Anne Vanderdonckt
Comment j’ai enrichi les clubs sportifs

Anne Vanderdonckt observe la société, ses évolutions, ses progrès, ses incohérences. Partage ses doutes, ses interrogations, ses enthousiasmes. Quand elle se moque, ce n’est jamais que d’elle-même.
Il est connu que les salles de sport font leur beurre avec les abonnés qui viennent peu, voire pas du tout. Ce qui leur permet par ailleurs, du moins quand c’est leur politique, de diminuer le coût des forfaits et, soit dit en passant, d’attirer encore plus de clients… qui ne viendront que peu ou pas. Je suis de ces personnes.
Ainsi, après avoir payé un forfait annuel tout à fait avantageux (pour une fréquentation de 5 fois par semaine), j’ai foncé sur toutes les machines de fitness présentes dans une salle à deux pas de chez moi avec un enthousiasme débordant, côtoyant des mâles musclés comme des dockers, aussi peu souriants que suants. Le lendemain, il n’y avait plus aucune composante de mon corps qui ne criât de douleur. Y compris mes oreilles saturées de musique techno. Et mon pied gauche auquel il n’aura fallu qu’un seul passage dans les douches pour adopter un champignon récalcitrant. Après cela, je ne suis jamais retournée en salle. C’était la séance «la plus chère du monde», même sans compter la visite au dermatologue.

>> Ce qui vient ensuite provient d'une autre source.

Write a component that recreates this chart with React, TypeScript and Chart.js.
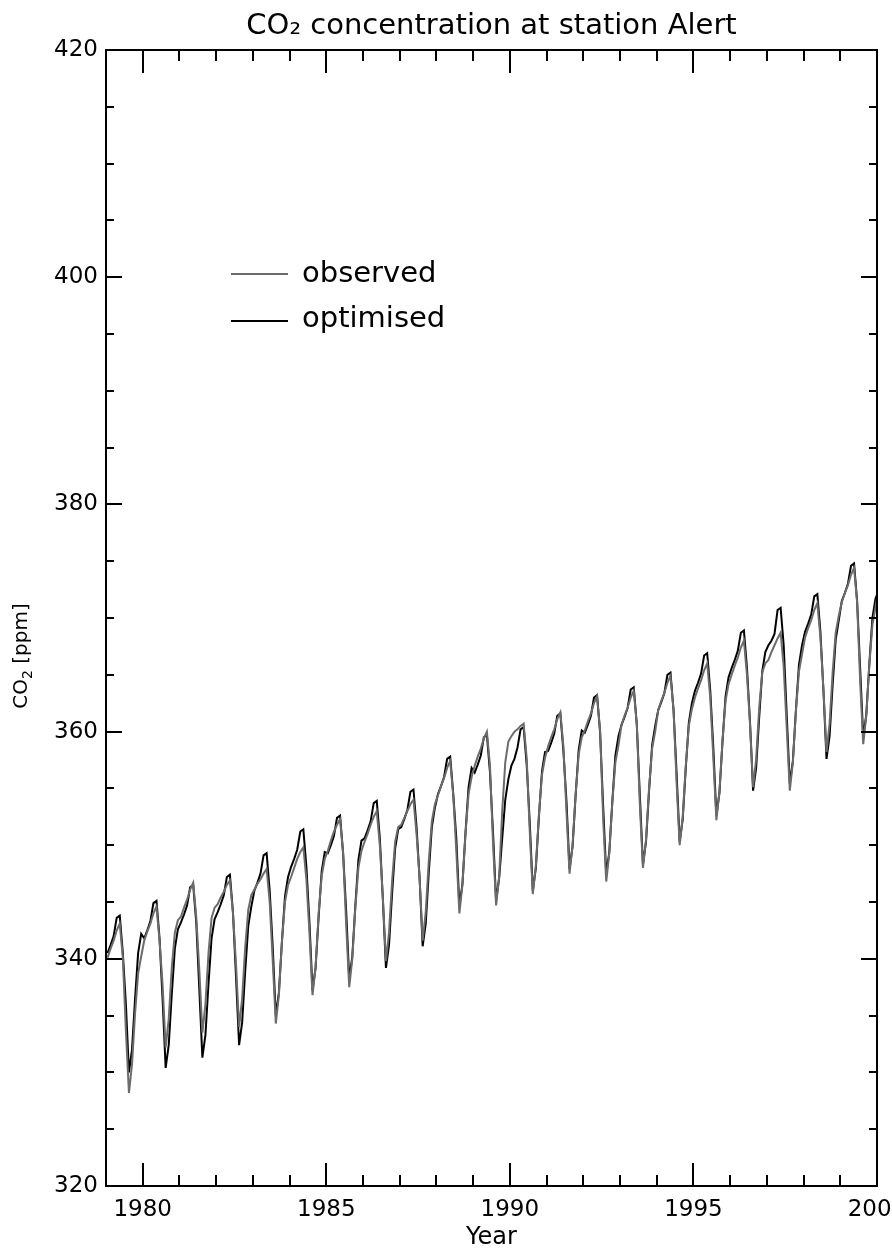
import { useEffect, useRef } from 'react';
import { Chart, registerables } from 'chart.js';

Chart.register(...registerables);

// Monthly values, starting January 1979 (mid-month points)
const START_YEAR = 1979;

const observed = [
  340.1, 340.9, 341.6, 342.5, 343.1, 340.1, 333.7, 328.2, 330.7, 335.2, 338.7, 340.2,
  341.6, 342.4, 343.1, 344.0, 344.6, 341.6, 337.7, 332.2, 334.7, 339.2, 342.3, 343.4,
  343.7, 344.5, 345.2, 346.1, 346.7, 343.7, 339.0, 333.5, 336.0, 340.5, 343.6, 344.5,
  344.8, 345.4, 345.9, 346.5, 346.9, 344.0, 339.5, 334.0, 336.5, 341.0, 344.3, 345.6,
  346.1, 346.6, 347.0, 347.5, 347.9, 345.0, 339.8, 334.3, 336.8, 341.5, 345.0, 346.5,
  347.2, 348.0, 348.8, 349.4, 349.8, 347.0, 342.3, 336.8, 339.3, 344.0, 347.3, 348.8,
  349.5, 350.4, 351.2, 351.8, 352.3, 349.3, 343.0, 337.5, 340.0, 344.5, 348.0, 349.5,
  350.3, 351.0, 351.8, 352.5, 353.0, 350.0, 345.3, 339.8, 342.3, 346.8, 350.3, 351.6,
  351.8, 352.4, 353.0, 353.6, 354.0, 351.0, 347.1, 341.6, 344.1, 348.6, 352.1, 353.6,
  354.4, 355.2, 355.9, 356.8, 357.4, 354.4, 349.5, 344.0, 346.5, 351.0, 354.5, 356.0,
  357.0, 357.8, 358.5, 359.4, 360.0, 357.0, 350.2, 344.7, 347.2, 353.0, 357.3, 359.1,
  359.6, 360.0, 360.2, 360.5, 360.7, 357.7, 351.2, 345.7, 348.2, 352.7, 356.2, 357.7,
  358.7, 359.5, 360.2, 361.1, 361.7, 358.7, 353.0, 347.5, 350.0, 354.5, 358.0, 359.5,
  360.1, 360.9, 361.6, 362.5, 363.1, 360.1, 352.3, 346.8, 349.3, 353.8, 357.3, 358.8,
  360.6, 361.4, 362.1, 363.0, 363.6, 360.6, 353.5, 348.0, 350.5, 355.0, 358.5, 360.0,
  361.9, 362.7, 363.4, 364.3, 364.9, 361.9, 355.5, 350.0, 352.5, 357.0, 360.5, 362.0,
  363.0, 363.8, 364.5, 365.4, 366.0, 363.0, 357.7, 352.2, 354.7, 359.2, 362.7, 364.2,
  365.0, 365.8, 366.5, 367.4, 368.0, 365.0, 360.6, 355.1, 357.6, 362.1, 365.2, 366.0,
  366.3, 367.0, 367.6, 368.2, 368.7, 365.7, 360.3, 354.8, 357.3, 361.8, 365.3, 366.8,
  368.3, 369.1, 369.8, 370.7, 371.3, 368.3, 363.7, 358.2, 360.7, 365.2, 368.7, 370.2,
  371.4, 372.2, 372.9, 373.8, 374.4, 371.4, 364.4, 358.9, 361.4, 365.9, 369.4, 370.9,
  372.6,
];

const optimised = [
  340.5, 341.2, 342.0, 343.6, 343.8, 340.5, 336.0, 330.0, 332.0, 336.5, 340.5, 342.2,
  341.8, 342.5, 343.3, 344.9, 345.1, 341.8, 336.4, 330.4, 332.4, 336.9, 340.9, 342.6,
  343.2, 343.9, 344.7, 346.3, 346.5, 343.2, 337.3, 331.3, 333.3, 337.8, 341.8, 343.5,
  344.1, 344.8, 345.6, 347.2, 347.4, 344.1, 338.4, 332.4, 334.4, 338.9, 342.9, 344.6,
  346.0, 346.7, 347.5, 349.1, 349.3, 346.0, 341.0, 335.0, 337.0, 341.5, 345.5, 347.2,
  348.1, 348.8, 349.6, 351.2, 351.4, 348.1, 343.2, 337.2, 339.2, 343.7, 347.7, 349.4,
  349.3, 350.0, 350.8, 352.4, 352.6, 349.3, 344.2, 338.2, 340.2, 344.7, 348.7, 350.4,
  350.6, 351.3, 352.1, 353.7, 353.9, 350.6, 345.2, 339.2, 341.2, 345.7, 349.7, 351.4,
  351.6, 352.3, 353.1, 354.7, 354.9, 351.6, 347.1, 341.1, 343.1, 347.6, 351.6, 353.3,
  354.5, 355.2, 356.0, 357.6, 357.8, 354.5, 350.6, 344.6, 346.6, 351.1, 355.1, 356.8,
  356.4, 357.1, 357.9, 359.5, 359.7, 356.4, 351.1, 345.1, 347.1, 350.6, 354.0, 355.8,
  357.0, 357.6, 358.6, 360.2, 360.4, 357.1, 352.0, 346.0, 348.0, 352.5, 356.5, 358.2,
  358.3, 359.0, 359.8, 361.4, 361.6, 358.3, 353.9, 347.9, 349.9, 354.4, 358.4, 360.1,
  359.9, 360.6, 361.4, 363.0, 363.2, 359.9, 353.4, 347.4, 349.4, 353.9, 357.9, 359.6,
  360.6, 361.3, 362.1, 363.7, 363.9, 360.6, 354.3, 348.3, 350.3, 354.8, 358.8, 360.5,
  361.9, 362.6, 363.4, 365.0, 365.2, 361.9, 356.3, 350.3, 352.3, 356.8, 360.8, 362.5,
  363.6, 364.3, 365.1, 366.7, 366.9, 363.6, 358.6, 352.6, 354.6, 359.1, 363.1, 364.8,
  365.6, 366.3, 367.1, 368.7, 368.9, 365.6, 360.8, 354.8, 356.8, 361.3, 365.3, 367.0,
  367.6, 368.0, 368.6, 370.7, 370.9, 367.6, 361.4, 355.4, 357.4, 361.9, 365.9, 367.6,
  368.8, 369.5, 370.3, 371.9, 372.1, 368.8, 363.6, 357.6, 359.6, 364.1, 368.1, 369.8,
  371.5, 372.2, 373.0, 374.6, 374.8, 371.5, 365.5, 359.5, 361.5, 366.0, 370.0, 371.7,
  372.4,
];

const xLabelYears = [1980, 1985, 1990, 1995, 2000];
const yLabelValues = [320, 340, 360, 380, 400, 420];
const yAxisLabel = ['CO', '2', ' [ppm]'];

const FONT = "'DejaVu Sans', 'Liberation Sans', sans-serif";
const GRAY = '#6b6b6b';

const toPoints = (vals: number[]) =>
  vals.map((v, i) => ({ x: START_YEAR + (i + 0.5) / 12, y: v }));

const framePlugin = {
  id: 'idlFrame',
  afterDraw(chart: any) {
    const { ctx, chartArea: a, scales } = chart;
    const xs = scales.x;
    const ys = scales.y;
    ctx.save();
    ctx.strokeStyle = '#000';
    ctx.lineWidth = 2;
    ctx.lineCap = 'butt';
    ctx.strokeRect(a.left, a.top, a.right - a.left, a.bottom - a.top);
    ctx.beginPath();
    for (const t of xs.ticks) {
      const px = Math.round(xs.getPixelForValue(t.value));
      const len = xLabelYears.includes(t.value) ? 23 : 11;
      ctx.moveTo(px, a.bottom);
      ctx.lineTo(px, a.bottom - len);
      ctx.moveTo(px, a.top);
      ctx.lineTo(px, a.top + len);
    }
    for (const t of ys.ticks) {
      const py = Math.round(ys.getPixelForValue(t.value));
      const len = yLabelValues.includes(t.value) ? 16 : 8;
      ctx.moveTo(a.left, py);
      ctx.lineTo(a.left + len, py);
      ctx.moveTo(a.right, py);
      ctx.lineTo(a.right - len, py);
    }
    ctx.stroke();

    // legend inside the plot
    const ds = chart.data.datasets;
    const rows = [
      { y: 274, base: 282 },
      { y: 321, base: 327 },
    ];
    ds.forEach((d: any, i: number) => {
      const r = rows[i];
      ctx.beginPath();
      ctx.strokeStyle = d.borderColor;
      ctx.lineWidth = 2;
      ctx.moveTo(231, r.y);
      ctx.lineTo(288, r.y);
      ctx.stroke();
      ctx.fillStyle = '#000';
      ctx.font = `29px ${FONT}`;
      ctx.textAlign = 'left';
      ctx.textBaseline = 'alphabetic';
      ctx.fillText(d.label, 302, r.base);
    });

    // y-axis title with subscript, rotated
    ctx.save();
    ctx.translate(27, 656);
    ctx.rotate(-Math.PI / 2);
    ctx.fillStyle = '#000';
    ctx.textBaseline = 'alphabetic';
    ctx.textAlign = 'left';
    const big = `20px ${FONT}`;
    const small = `14px ${FONT}`;
    ctx.font = big;
    const w0 = ctx.measureText(yAxisLabel[0]).width;
    const w2 = ctx.measureText(yAxisLabel[2]).width;
    ctx.font = small;
    const w1 = ctx.measureText(yAxisLabel[1]).width;
    let x0 = -(w0 + w1 + w2) / 2;
    ctx.font = big;
    ctx.fillText(yAxisLabel[0], x0, 0);
    x0 += w0;
    ctx.font = small;
    ctx.fillText(yAxisLabel[1], x0, 5);
    x0 += w1;
    ctx.font = big;
    ctx.fillText(yAxisLabel[2], x0, 0);
    ctx.restore();

    ctx.restore();
  },
};

export default function App() {
  const ref = useRef<HTMLCanvasElement | null>(null);

  useEffect(() => {
    if (!ref.current) return;
    const chart = new Chart(ref.current, {
      type: 'line',
      data: {
        datasets: [
          {
            label: 'observed',
            data: toPoints(observed),
            borderColor: GRAY,
            borderWidth: 2,
            pointRadius: 0,
            tension: 0,
          },
          {
            label: 'optimised',
            data: toPoints(optimised),
            borderColor: '#000000',
            borderWidth: 2,
            pointRadius: 0,
            tension: 0,
          },
        ],
      },
      options: {
        responsive: false,
        animation: false,
        devicePixelRatio: 1,
        layout: { padding: { left: 0, right: 15, top: 0, bottom: 0 } },
        plugins: {
          legend: { display: false },
          tooltip: { enabled: false },
          title: {
            display: true,
            fullSize: false,
            text: 'CO₂ concentration at station Alert',
            color: '#000',
            font: { family: FONT, size: 29, weight: 'normal' },
            padding: { top: 9, bottom: 6.2 },
          },
        },
        scales: {
          x: {
            type: 'linear',
            min: 1979,
            max: 2000,
            grid: { display: false, drawTicks: false },
            border: { display: false },
            ticks: {
              stepSize: 1,
              autoSkip: false,
              maxRotation: 0,
              minRotation: 0,
              padding: 10,
              color: '#000',
              font: { family: FONT, size: 23 },
              callback: (v: any) => (xLabelYears.includes(Number(v)) ? String(v) : ''),
            },
            title: {
              display: true,
              text: 'Year',
              color: '#000',
              font: { family: FONT, size: 24 },
              padding: { top: 0, bottom: 0 },
            },
            afterFit: (s: any) => {
              s.height = 66;
              s.paddingLeft = 0;
              s.paddingRight = 0;
            },
          },
          y: {
            type: 'linear',
            min: 320,
            max: 420,
            grid: { display: false, drawTicks: false },
            border: { display: false },
            ticks: {
              stepSize: 5,
              autoSkip: false,
              padding: 8,
              color: '#000',
              font: { family: FONT, size: 23 },
              callback: (v: any) => (yLabelValues.includes(Number(v)) ? String(v) : ''),
            },
            title: { display: false },
            afterFit: (s: any) => {
              s.width = 106;
              s.paddingTop = 0;
              s.paddingBottom = 0;
            },
          },
        },
      } as any,
      plugins: [framePlugin],
    });
    return () => chart.destroy();
  }, []);

  return (
    <div
      style={{
        position: 'absolute',
        left: 0,
        top: 0,
        width: 892,
        height: 1252,
        overflow: 'hidden',
        background: '#fff',
      }}
    >
      <canvas ref={ref} width={892} height={1252} style={{ display: 'block', width: 892, height: 1252 }} />
    </div>
  );
}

Espérant reprendre «la semaine prochaine», enfin «un jour», je gardais dans l’entrée, comme un reproche quotidien, le sac marqué de l’envahissant logo de la salle de sport, reçu gratuitement. Ce qui n’était pas le cas de ma panoplie de fitness toute neuve que j’amortis désormais en l’enfilant pour faire le ménage. Notez qu’elle a le mérite d’anoblir la corvée: nettoyer les sols, les carreaux et les escaliers, c’est aussi du sport. D’ailleurs, cela compte dans l’incontournable «il faut bouger» par lequel se conclut tout article santé digne de ce nom.
Pour faire bref, il y eut d’autres sports, d’autres tentatives. Avortées, elles aussi; décevantes, profondément. Jusqu’en septembre dernier. Je me suis inscrite au cours d’aquafitness dispensé à la piscine communale. Et, victoire!, j’ai été assidue durant bon deux mois, soit 8 fois. J’étais enthousiaste, prosélyte jusqu’à la mauvaise foi. L’eau, c’est merveilleux, on ne se fait pas mal, on brûle des calories comme rien, non l’eau ce n’est pas froid, mais non ça ne mouille pas les cheveux. Et ceci jusqu’aux premiers frimas. Quand mes velléités de naïade ont fait plouf. J’ai pris pour prétexte un rhume, le brouillard, un travail à terminer…
C’était la séance la plus chère du monde, même sans compter la visite chez le dermato.
Jusqu’au jour où mon mari, non sportif pratiquant et assumé, m’a délivrée sur le ton d’un constat: «Mais pourquoi tu t’infliges ça sans cesse? Tu as horreur du sport». Pourquoi? Parce que cela me donne l’impression de faire quelque chose pour moi, de prendre soin de ma santé. Chaque inscription est une victoire sur moi-même et me donne momentanément bonne conscience. Je suis comme les autres: moi aussi, je fais du sport!
Et si plutôt que de perdre mon énergie à faire ce que je n’aime pas, et à entretenir ma mauvaise conscience, je me tournais, enfin, vers ce que j’aime vraiment? Hier, j’ai été racheter des toiles, des pinceaux, des tubes de peinture. Peut-être que tout ce chemin jalonné d’échecs devait être parcouru pour en arriver à une promesse réaliste d’accomplissement? Qui sait? Parfois, il faut réussir à jeter l’éponge sur des fantasmes qui ne sont même pas les siens.